Citati anche i top manager Fiat, nell’anno delle ristrutturazioni e degli annunci di lacrime e sangue: “l’ad Sergio Marchionne, ha percepito 4 milioni e 782 mila euro, poco meno dell’ex presidente della Fiat Luca Cordero di Montezemolo che ha incassato, sempre nel 2009, cinque milioni e 177 mila euro”. Le banche non sono state da meno, tanto che, conti alla mano, “con il compenso di 100 top manager si potrebbero insomma pagare i salari di 10.000 lavoratori”. Del resto è andata così anche nel resto del mondo: “Complessivamente, secondo uno studio del Wall Street Journal, i 38 maggiori istituti finanziari hanno distribuito ai loro collaboratori145 miliardi di dollari, con un incremento del 18% rispetto allo scorso anno e superando persino il 2007, l’ultimo anno della bolla speculativa prima del crac”.

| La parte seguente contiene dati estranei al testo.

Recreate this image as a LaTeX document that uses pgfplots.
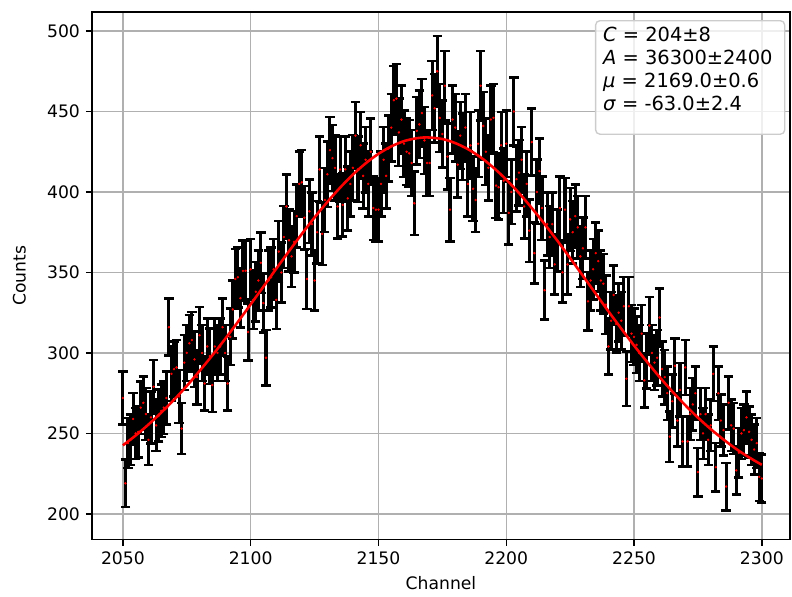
\documentclass[border=0pt]{standalone}
\usepackage{fontspec}
\setmainfont{DejaVu Sans}
\usepackage{pgfplots}
\usepackage{pgfplotstable}
\pgfplotsset{compat=1.18}
\definecolor{gridgray}{HTML}{B0B0B0}
\pgfplotstableread{
x y
2050 272
2051 219
2052 244
2053 246
2054 259
2055 250
2056 251
2057 266
2058 269
2059 262
2060 246
2061 260
2062 279
2063 255
2064 261
2065 264
2066 266
2067 272
2068 316
2069 287
2070 290
2071 291
2072 273
2073 253
2074 294
2075 300
2076 306
2077 308
2078 296
2079 285
2080 311
2081 300
2082 281
2083 304
2084 298
2085 280
2086 304
2087 300
2088 304
2089 316
2090 300
2091 281
2092 310
2093 327
2094 346
2095 347
2096 334
2097 351
2098 351
2099 313
2100 352
2101 333
2102 338
2103 345
2104 356
2105 331
2106 297
2107 345
2108 347
2109 352
2110 333
2111 363
2112 350
2113 372
2114 391
2115 370
2116 360
2117 369
2118 385
2119 405
2120 406
2121 384
2122 346
2123 388
2124 380
2125 345
2126 375
2127 414
2128 374
2129 395
2130 411
2131 426
2132 421
2133 415
2134 391
2135 414
2136 392
2137 414
2138 396
2139 405
2140 415
2141 435
2142 414
2143 429
2144 410
2145 420
2146 405
2147 425
2148 390
2149 389
2150 389
2151 405
2152 420
2153 410
2154 427
2155 440
2156 457
2157 458
2158 437
2159 445
2160 430
2161 425
2162 424
2163 418
2164 393
2165 438
2166 442
2167 449
2168 432
2169 418
2170 418
2171 460
2172 452
2173 475
2174 446
2175 436
2176 466
2177 422
2178 389
2179 445
2180 440
2181 417
2182 435
2183 428
2184 440
2185 405
2186 429
2187 402
2188 395
2189 430
2190 466
2191 441
2192 425
2193 415
2194 445
2195 446
2196 404
2197 403
2198 429
2199 407
2200 430
2201 387
2202 400
2203 450
2204 408
2205 412
2206 420
2207 391
2208 405
2209 376
2210 431
2211 362
2212 400
2213 413
2214 390
2215 339
2216 380
2217 372
2218 380
2219 355
2220 370
2221 390
2222 350
2223 389
2224 355
2225 383
2226 375
2227 385
2228 378
2229 360
2230 365
2231 378
2232 332
2233 345
2234 352
2235 362
2236 357
2237 345
2238 343
2239 330
2240 304
2241 320
2242 336
2243 318
2244 325
2245 320
2246 329
2247 284
2248 329
2249 312
2250 310
2251 305
2252 300
2253 312
2254 283
2255 295
2256 317
2257 300
2258 294
2259 297
2260 322
2261 290
2262 285
2263 275
2264 248
2265 270
2266 292
2267 258
2268 277
2269 245
2270 291
2271 245
2272 262
2273 268
2274 275
2275 226
2276 262
2277 250
2278 262
2279 246
2280 255
2281 287
2282 229
2283 275
2284 258
2285 252
2286 217
2287 269
2288 255
2289 253
2290 227
2291 238
2292 250
2293 252
2294 260
2295 251
2296 246
2297 240
2298 244
2299 223
2300 222
}\datatable
\pgfplotstableread{
x y
2050 242.6
2055 248.7
2060 255.5
2065 262.9
2070 270.9
2075 279.5
2080 288.8
2085 298.5
2090 308.7
2095 319.3
2100 330.2
2105 341.2
2110 352.3
2115 363.2
2120 373.9
2125 384.2
2130 393.8
2135 402.7
2140 410.8
2145 417.8
2150 423.7
2155 428.3
2160 431.6
2165 433.4
2169 433.9
2175 432.9
2180 430.4
2185 426.6
2190 421.5
2195 415.1
2200 407.7
2205 399.3
2210 390.0
2215 380.1
2220 369.7
2225 358.9
2230 347.9
2235 336.8
2240 325.8
2245 315.1
2250 304.6
2255 294.6
2260 285.0
2265 276.0
2270 267.6
2275 259.8
2280 252.7
2285 246.2
2290 240.3
2295 235.1
2300 230.5
}\fittable
\begin{document}
\begin{tikzpicture}
\begin{axis}[
  scale only axis,
  width=406pt, height=307pt,
  xmin=2037.9, xmax=2311.0,
  ymin=183.9, ymax=511.8,
  xtick={2050,2100,2150,2200,2250,2300},
  ytick={200,250,300,350,400,450,500},
  /pgf/number format/assume math mode=true,
  /pgf/number format/1000 sep={},
  xlabel={Channel}, ylabel={Counts},
  grid=major,
  major grid style={gridgray, line width=0.8pt},
  tick align=outside,
  major tick length=3.5pt,
  tick style={black, line width=0.8pt},
  axis line style={black, line width=0.8pt},
  xtick pos=bottom, ytick pos=left,
  xlabel style={yshift=0pt},
  ylabel style={yshift=5.5pt},
]
\coordinate (bl) at (rel axis cs:0,0);
\coordinate (tr) at (rel axis cs:1,1);
\addplot[red, only marks, mark=*, mark size=0.6pt, mark options={line width=0.2pt, red},
  error bars/.cd, y dir=both, y explicit,
  error bar style={draw=black, line width=1.8pt},
  error mark options={rotate=90, mark size=2.7pt, line width=1.5pt, draw=black}]
  table[x=x, y=y, y error expr={sqrt(\thisrow{y})}] {\datatable};
\addplot[red, line width=1.5pt, smooth] table[x=x, y=y] {\fittable};
\node[anchor=north west, draw=black!20, line width=0.8pt, rounded corners=2.5pt, fill=white, fill opacity=0.8,
  minimum width=110pt, minimum height=66pt, inner sep=0pt] (lg) at (rel axis cs:0.7206,0.9848) {};
\node[anchor=north west, inner sep=0pt, align=left, font=\fontsize{11.3pt}{13.3pt}\selectfont]
  at ([xshift=4.6pt,yshift=-4pt]lg.north west)
  {\textit{C} = 204±8\\ \textit{A} = 36300±2400\\ \textit{μ} = 2169.0±0.6\\ \textit{σ} = -63.0±2.4};
\end{axis}
\pgfresetboundingbox
\path ([xshift=-53.5pt,yshift=-33.2pt]bl) rectangle ([xshift=1.2pt,yshift=7pt]tr);
\end{tikzpicture}
\end{document}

Invertire la rotta. C’è ancora la possibilità di invertire la rotta, di “non sprecare una buona crisi”, come alcuni economisti ed esponenti politici hanno suggerito negli ultimi mesi? La Cgil ha una sua ricetta: “Uno dei principali punti di forza di un nuovo modello di sviluppo economico – sostiene Epifani – deve essere la convergenza fra reti di imprese sul territorio e reti telematiche. Questo non è un processo spontaneo, ma va perseguito con politiche mirate al recupero del ritardo strutturale del nostro paese nell’adozione di tecnologie innovative. L’Italia ha bisogno di un progetto forte anche sulle nuove frontiere della green economy, delle biotecnologie e della salute, delle infrastrutture materiali per una migliore mobilità e di quelle immateriali, costituite da reti relazionali complesse tra istituzioni, cultura, economia, ecologia e comunità locali”.
Rilanciare il Paese. Non si tratta solo di aiutare i più deboli, ma anche di rilanciare il paese che, ricorda il segretario della Cgil, “ha un gap di competitività nei confronti di altri Paesi anche perché non ha saputo scommettere sul sapere e sull’innovazione sociale e tecnologica”. Al di là delle continue rassicurazioni del governo sul fatto che “il peggio sarebbe passato e addirittura l’Italia avrebbe reagito meglio di altri Paesi”.